Cette communication centrée sur le nombre de tués est née lors du conflit du Vietnam. «Les Américains, lors de la guerre du Vietnam (1965-1973), ont mis en place ce qu’ils appellent le « body count ». Dans un premier temps, face à un ennemi insaisissable, dans un conflit asymétrique là aussi, les Américains ont voulu mesurer l’efficacité de leurs opérations en dénombrant de la manière la plus précise le nombre d'adversaires tués. Cette mesure devait permette de connaitre le chemin qu’il restait à parcourir jusqu’à la victoire", explique le géopolitologue. L'armée américaine fait alors des projections. Combien d'ennemis faut-il encore tuer pour l'emporter ?  "L’état-major des forces américaines a commencé ensuite à communiquer, à partir de ces projections, sur les pertes ennemies pour tenter de convaincre l’opinion publique américaine de l’issue victorieuse prochaine », explique Gérard Chaliand. « Les Américains ont tué 700 à 800 000 Vietnamiens. Et ils ne l’ont pas emporté Cette mesure « du body count » ne signifie rien sur l’issu d’un conflit asymétrique », ajoute Gérard Chaliand.

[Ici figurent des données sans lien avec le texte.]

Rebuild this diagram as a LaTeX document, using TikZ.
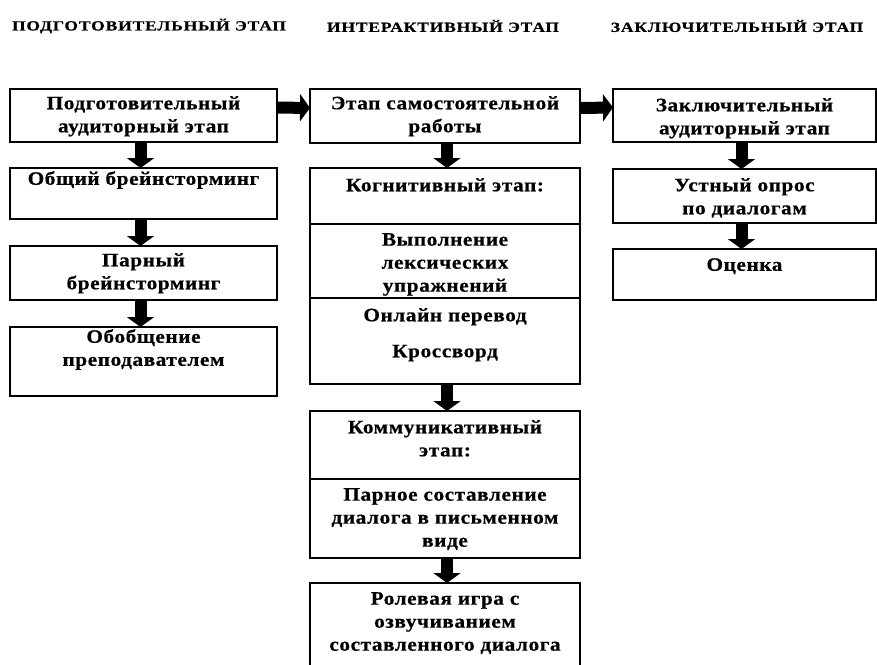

" Pas de chasse au scalp", selon l'armée française


Du côté de l’armée française on récuse toute analogie au « body count » américain (voir encadré).  «Nous ne sommes pas dans une chasse au scalp, cela n’a pas de sens », rappelait  dans un point presse, le porte-parole de l’état-major, le colonel Fréderic Barbry. "Nous ne communiquons pas de bilan annuel des ennemies tués en opération", ajoute  un gradé de l'état-major, joint par téléphone.  L’armée récuse ainsi  tout changement de communication ces dernières semaines. « Nous avons toujours cherché à donner un bilan  de nos opérations ». Les combats ces dernières semaines ont sans doute pris « une autre envergure », concède le gradé. L’officier reconnait cependant qu’il existe bien, derrière le fait de donner des chiffres, un enjeu de communication «important ». « Il faut, auprès de l’opinion publique française, démontrer que l’opération Barkhane agit et que les opérations de nos militaires sur place sont efficaces », ajoute l’officier.

barkahane carte
TV5MONDE

Des groupes armés plus nombreux

Mahamoudou Sawadogo , spécialiste des questions de sécurité au Burkina, doute de l'intérêt de ces "body count". "Les armées  du Niger, du Burkina ou du Mali sont entrées dans une forme de guerre communicationnelle". Ces  forces ont annoncé des chiffres assez spectaculaires de djihadistes tués ou mis hors de combat. Et ces chiffres grandissent. Ils traduisent surtout une escalade de la violence, ces deux dernières années. Ils peuvent démontrer que les groupes armés sont plus nombreux sur le terrain", observe le chercheur. Selon Mahamoudou Sawadogo, la réponse n'est donc pas militaire. "Il faut à tout prix gagner le coeur de la population. Des populations abritent les djihadistes. Si les armées régulières obtiennent l'appui des civils, elles auront à ce moment là une chance de l'emporter."